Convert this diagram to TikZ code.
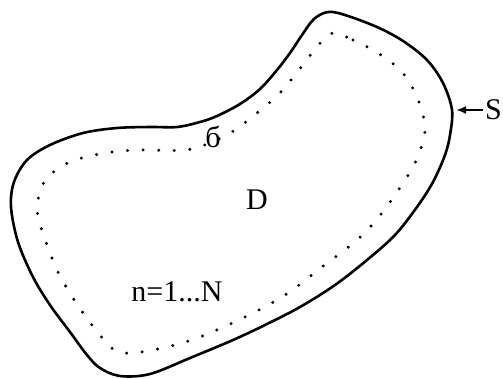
--
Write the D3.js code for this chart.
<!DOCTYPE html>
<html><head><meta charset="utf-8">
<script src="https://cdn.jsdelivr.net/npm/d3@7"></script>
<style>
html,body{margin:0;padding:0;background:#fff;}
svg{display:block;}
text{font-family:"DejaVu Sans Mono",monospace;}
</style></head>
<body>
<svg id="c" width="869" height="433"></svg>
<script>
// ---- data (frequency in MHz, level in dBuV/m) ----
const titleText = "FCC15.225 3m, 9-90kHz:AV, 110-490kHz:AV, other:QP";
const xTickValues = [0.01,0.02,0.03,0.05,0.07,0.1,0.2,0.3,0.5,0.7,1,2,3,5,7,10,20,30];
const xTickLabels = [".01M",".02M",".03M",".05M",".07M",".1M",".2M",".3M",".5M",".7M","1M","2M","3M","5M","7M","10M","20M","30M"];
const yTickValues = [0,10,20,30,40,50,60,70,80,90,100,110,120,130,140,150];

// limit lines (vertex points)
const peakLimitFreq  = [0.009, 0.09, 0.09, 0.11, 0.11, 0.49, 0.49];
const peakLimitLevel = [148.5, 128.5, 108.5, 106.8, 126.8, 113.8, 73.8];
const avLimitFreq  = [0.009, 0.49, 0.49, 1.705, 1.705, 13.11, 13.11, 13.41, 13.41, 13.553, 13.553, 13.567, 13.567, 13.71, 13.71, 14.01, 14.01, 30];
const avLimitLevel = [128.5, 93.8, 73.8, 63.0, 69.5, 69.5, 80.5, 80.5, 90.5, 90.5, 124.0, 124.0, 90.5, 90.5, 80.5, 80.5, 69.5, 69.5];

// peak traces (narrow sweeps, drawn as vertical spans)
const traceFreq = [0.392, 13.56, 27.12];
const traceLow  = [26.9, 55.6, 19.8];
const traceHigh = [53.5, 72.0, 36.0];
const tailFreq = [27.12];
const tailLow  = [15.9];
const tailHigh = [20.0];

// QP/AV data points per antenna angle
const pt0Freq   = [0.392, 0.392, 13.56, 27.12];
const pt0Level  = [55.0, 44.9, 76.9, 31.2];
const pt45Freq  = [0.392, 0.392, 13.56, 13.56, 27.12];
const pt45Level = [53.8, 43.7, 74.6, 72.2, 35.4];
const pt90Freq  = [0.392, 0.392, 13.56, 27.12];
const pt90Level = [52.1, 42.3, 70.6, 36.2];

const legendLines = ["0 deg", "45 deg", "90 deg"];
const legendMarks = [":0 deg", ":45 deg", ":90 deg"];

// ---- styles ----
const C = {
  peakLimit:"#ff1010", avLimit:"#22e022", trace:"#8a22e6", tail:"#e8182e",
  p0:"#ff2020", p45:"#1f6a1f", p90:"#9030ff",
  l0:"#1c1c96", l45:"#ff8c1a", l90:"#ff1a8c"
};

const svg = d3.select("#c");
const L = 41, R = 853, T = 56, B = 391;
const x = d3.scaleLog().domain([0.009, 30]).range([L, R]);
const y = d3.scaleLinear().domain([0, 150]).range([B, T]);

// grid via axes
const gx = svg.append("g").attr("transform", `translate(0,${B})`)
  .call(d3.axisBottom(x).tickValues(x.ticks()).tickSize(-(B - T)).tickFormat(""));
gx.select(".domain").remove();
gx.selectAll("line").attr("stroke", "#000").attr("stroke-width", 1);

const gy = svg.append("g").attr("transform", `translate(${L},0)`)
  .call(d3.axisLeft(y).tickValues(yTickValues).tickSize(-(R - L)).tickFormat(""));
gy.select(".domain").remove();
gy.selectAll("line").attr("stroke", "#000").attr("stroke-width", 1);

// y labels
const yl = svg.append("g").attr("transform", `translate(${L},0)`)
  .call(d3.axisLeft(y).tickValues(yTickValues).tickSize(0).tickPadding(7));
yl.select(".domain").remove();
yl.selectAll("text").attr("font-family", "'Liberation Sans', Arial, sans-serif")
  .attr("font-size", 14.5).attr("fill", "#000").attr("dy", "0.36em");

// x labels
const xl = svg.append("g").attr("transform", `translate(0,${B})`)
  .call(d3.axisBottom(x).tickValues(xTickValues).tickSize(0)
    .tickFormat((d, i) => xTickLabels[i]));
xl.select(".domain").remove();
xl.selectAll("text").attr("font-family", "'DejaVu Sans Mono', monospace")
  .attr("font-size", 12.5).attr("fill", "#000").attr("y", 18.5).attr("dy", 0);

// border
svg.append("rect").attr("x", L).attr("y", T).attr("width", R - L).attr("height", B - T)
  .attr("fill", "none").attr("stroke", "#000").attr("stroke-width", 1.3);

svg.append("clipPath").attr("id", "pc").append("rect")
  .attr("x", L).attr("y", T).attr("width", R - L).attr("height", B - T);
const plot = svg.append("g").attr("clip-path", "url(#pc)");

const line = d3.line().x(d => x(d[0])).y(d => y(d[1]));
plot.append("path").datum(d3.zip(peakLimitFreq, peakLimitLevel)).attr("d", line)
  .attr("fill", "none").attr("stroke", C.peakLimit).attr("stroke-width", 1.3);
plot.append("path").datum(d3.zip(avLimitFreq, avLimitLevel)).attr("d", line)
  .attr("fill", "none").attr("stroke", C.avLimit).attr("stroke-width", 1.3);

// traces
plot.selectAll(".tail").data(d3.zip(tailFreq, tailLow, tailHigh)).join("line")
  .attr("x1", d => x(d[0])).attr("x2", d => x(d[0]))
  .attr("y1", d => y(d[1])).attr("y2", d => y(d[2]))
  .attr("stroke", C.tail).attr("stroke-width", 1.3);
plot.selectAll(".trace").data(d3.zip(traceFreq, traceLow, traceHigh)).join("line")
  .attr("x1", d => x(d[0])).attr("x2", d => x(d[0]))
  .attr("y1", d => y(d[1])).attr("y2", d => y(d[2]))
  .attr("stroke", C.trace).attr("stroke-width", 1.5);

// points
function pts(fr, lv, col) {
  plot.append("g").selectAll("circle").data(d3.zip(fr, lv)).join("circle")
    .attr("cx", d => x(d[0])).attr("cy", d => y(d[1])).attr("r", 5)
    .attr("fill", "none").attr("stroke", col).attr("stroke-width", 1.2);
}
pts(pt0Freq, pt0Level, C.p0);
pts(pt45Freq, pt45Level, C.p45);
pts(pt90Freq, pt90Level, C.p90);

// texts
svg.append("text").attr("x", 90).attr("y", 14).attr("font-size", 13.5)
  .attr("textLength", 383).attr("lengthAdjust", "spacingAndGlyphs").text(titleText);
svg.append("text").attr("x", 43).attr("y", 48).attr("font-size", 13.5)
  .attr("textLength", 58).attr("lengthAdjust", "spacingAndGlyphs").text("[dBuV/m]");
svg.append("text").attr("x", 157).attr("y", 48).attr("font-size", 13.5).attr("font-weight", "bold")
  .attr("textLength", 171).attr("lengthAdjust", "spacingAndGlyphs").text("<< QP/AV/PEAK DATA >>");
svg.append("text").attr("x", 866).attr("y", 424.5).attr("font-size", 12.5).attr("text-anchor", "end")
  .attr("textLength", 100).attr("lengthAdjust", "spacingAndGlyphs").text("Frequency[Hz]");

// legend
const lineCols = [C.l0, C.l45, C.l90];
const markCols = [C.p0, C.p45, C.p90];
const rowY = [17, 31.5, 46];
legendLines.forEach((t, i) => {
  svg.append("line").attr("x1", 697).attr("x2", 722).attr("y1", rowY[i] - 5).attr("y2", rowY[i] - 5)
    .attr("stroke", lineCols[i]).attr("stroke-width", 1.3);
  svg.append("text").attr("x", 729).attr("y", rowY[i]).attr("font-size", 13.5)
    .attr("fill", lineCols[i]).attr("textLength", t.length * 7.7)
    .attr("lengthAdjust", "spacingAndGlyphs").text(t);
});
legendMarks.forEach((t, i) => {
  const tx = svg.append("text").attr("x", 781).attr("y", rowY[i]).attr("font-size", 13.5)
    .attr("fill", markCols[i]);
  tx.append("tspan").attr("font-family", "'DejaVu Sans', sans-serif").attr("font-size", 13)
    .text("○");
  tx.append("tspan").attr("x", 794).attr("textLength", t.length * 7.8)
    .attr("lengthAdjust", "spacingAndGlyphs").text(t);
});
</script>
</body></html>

#### EXERCISE OBJECTIVE:
Reproduce every line from the entries that holds the word "code".

#### REPLY:
Convert this diagram to TikZ code.
Write the D3.js code for this chart.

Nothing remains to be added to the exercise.